(Stored entries)
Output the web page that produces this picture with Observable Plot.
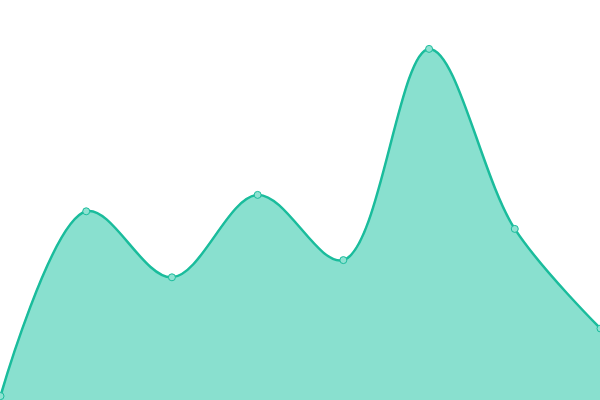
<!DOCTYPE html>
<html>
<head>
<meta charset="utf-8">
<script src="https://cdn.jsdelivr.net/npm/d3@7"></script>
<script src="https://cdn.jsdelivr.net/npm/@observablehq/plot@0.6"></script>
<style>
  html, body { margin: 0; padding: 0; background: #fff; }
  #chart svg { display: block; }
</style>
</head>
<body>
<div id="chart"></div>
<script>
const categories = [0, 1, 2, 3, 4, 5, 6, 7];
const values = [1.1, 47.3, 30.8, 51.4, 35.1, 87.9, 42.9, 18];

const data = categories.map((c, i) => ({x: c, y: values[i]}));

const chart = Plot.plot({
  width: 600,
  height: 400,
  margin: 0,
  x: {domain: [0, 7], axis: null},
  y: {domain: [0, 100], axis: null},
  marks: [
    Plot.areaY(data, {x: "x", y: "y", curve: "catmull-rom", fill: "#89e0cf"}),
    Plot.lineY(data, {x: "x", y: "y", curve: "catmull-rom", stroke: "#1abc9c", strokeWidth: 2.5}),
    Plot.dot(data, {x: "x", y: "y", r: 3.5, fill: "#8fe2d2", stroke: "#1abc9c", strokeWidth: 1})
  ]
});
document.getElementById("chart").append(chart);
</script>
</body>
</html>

...

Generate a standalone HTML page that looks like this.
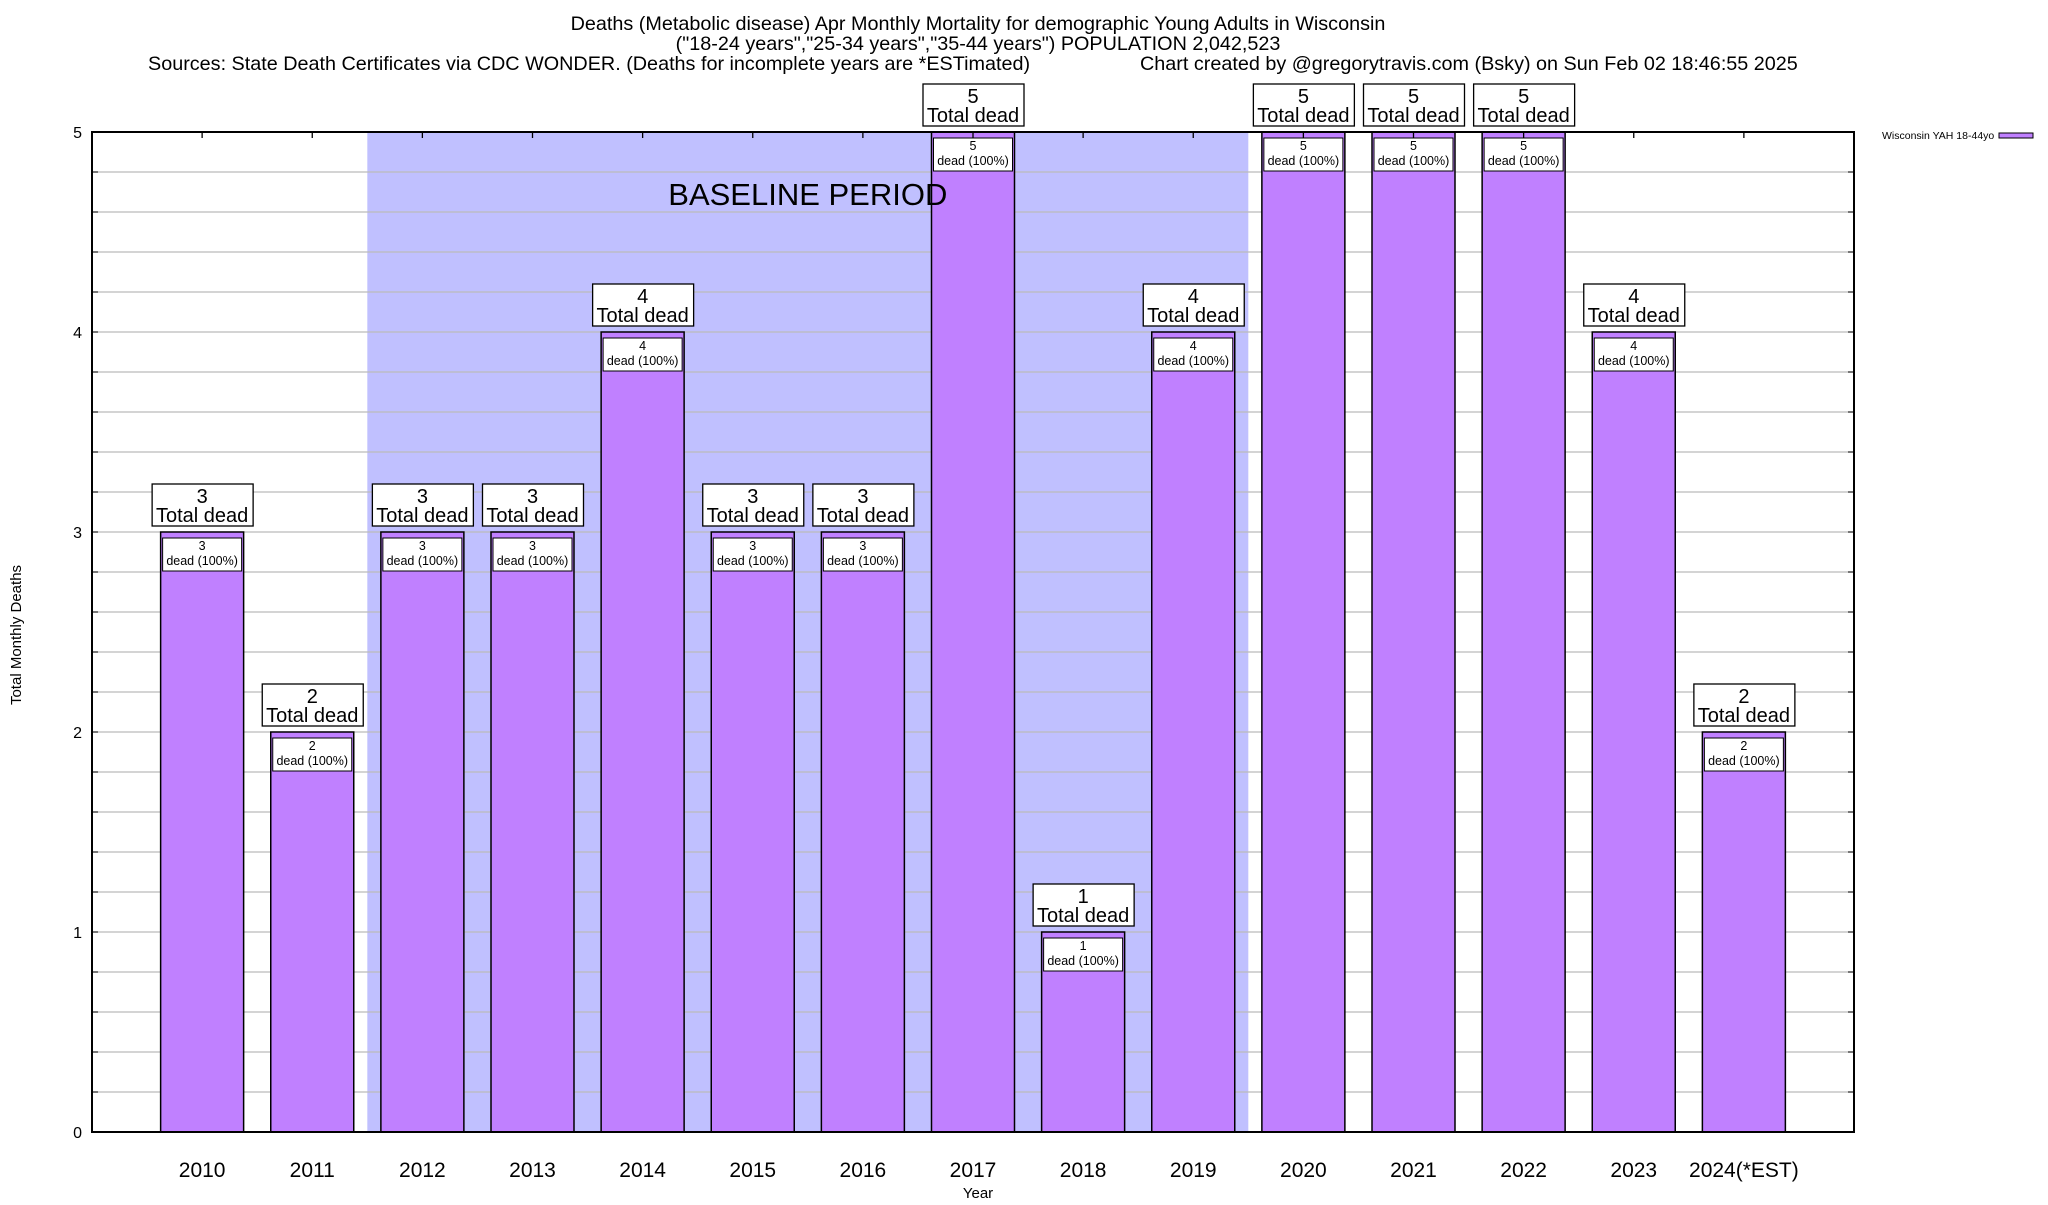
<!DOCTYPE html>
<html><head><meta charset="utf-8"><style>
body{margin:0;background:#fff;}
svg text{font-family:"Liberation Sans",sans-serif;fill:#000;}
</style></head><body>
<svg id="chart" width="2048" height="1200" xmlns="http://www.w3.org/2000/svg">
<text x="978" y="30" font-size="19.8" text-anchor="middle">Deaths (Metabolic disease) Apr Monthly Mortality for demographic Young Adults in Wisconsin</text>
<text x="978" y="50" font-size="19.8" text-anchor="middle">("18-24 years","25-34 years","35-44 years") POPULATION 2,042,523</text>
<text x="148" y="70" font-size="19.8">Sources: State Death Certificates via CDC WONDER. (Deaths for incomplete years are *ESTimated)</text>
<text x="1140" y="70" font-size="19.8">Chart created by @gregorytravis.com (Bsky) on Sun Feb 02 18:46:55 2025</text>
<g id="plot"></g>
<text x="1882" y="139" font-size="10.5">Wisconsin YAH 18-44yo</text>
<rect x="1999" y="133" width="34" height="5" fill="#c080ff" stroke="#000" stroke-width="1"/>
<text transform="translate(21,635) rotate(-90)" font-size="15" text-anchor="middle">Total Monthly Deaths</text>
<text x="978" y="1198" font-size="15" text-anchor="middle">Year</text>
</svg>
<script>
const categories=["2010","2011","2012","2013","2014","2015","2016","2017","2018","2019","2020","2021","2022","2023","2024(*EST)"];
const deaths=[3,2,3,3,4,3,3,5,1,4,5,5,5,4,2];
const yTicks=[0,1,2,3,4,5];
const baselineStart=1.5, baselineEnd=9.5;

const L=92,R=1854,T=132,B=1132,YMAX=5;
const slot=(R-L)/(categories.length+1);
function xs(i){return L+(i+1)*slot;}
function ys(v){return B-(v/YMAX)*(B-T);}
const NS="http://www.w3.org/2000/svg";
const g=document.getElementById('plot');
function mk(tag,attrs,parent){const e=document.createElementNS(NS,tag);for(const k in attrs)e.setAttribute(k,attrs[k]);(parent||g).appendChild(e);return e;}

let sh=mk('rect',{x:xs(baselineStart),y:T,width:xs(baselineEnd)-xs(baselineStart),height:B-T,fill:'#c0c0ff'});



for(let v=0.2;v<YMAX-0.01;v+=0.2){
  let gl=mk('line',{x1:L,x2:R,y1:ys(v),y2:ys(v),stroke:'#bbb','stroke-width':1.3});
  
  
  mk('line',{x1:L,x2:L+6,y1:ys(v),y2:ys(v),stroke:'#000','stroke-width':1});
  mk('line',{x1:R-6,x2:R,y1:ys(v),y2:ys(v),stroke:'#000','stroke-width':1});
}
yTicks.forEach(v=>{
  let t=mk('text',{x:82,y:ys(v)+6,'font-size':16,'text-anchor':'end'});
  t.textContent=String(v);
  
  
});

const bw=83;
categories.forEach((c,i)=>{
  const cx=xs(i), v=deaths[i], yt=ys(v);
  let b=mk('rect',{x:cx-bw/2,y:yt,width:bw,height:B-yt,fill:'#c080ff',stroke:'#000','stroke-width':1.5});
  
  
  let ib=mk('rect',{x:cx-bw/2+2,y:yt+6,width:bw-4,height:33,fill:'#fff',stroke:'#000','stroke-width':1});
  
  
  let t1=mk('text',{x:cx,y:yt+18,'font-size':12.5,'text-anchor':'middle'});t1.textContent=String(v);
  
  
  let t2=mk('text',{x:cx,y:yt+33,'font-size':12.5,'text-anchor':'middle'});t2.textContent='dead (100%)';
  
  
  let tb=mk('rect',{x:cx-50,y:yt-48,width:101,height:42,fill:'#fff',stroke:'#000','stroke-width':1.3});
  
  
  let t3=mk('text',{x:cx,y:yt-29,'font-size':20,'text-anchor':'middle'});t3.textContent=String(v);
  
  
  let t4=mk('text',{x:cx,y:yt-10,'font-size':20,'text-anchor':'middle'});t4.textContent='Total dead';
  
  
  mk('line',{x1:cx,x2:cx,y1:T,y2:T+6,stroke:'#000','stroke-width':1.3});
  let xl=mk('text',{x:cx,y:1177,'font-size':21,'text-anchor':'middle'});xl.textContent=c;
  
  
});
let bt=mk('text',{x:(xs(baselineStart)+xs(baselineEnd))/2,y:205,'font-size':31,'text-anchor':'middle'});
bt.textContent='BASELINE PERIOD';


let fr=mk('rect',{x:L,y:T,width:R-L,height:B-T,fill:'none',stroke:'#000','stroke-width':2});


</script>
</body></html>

Objective — Of the lines above, quote exactly those from the one with "Output the web" through the one with "const data = categories.map((c, i)", ends included; pictures stay out.

Solved problem —
Output the web page that produces this picture with Observable Plot.
<!DOCTYPE html>
<html>
<head>
<meta charset="utf-8">
<script src="https://cdn.jsdelivr.net/npm/d3@7"></script>
<script src="https://cdn.jsdelivr.net/npm/@observablehq/plot@0.6"></script>
<style>
  html, body { margin: 0; padding: 0; background: #fff; }
  #chart svg { display: block; }
</style>
</head>
<body>
<div id="chart"></div>
<script>
const categories = [0, 1, 2, 3, 4, 5, 6, 7];
const values = [1.1, 47.3, 30.8, 51.4, 35.1, 87.9, 42.9, 18];

const data = categories.map((c, i) => ({x: c, y: values[i]}));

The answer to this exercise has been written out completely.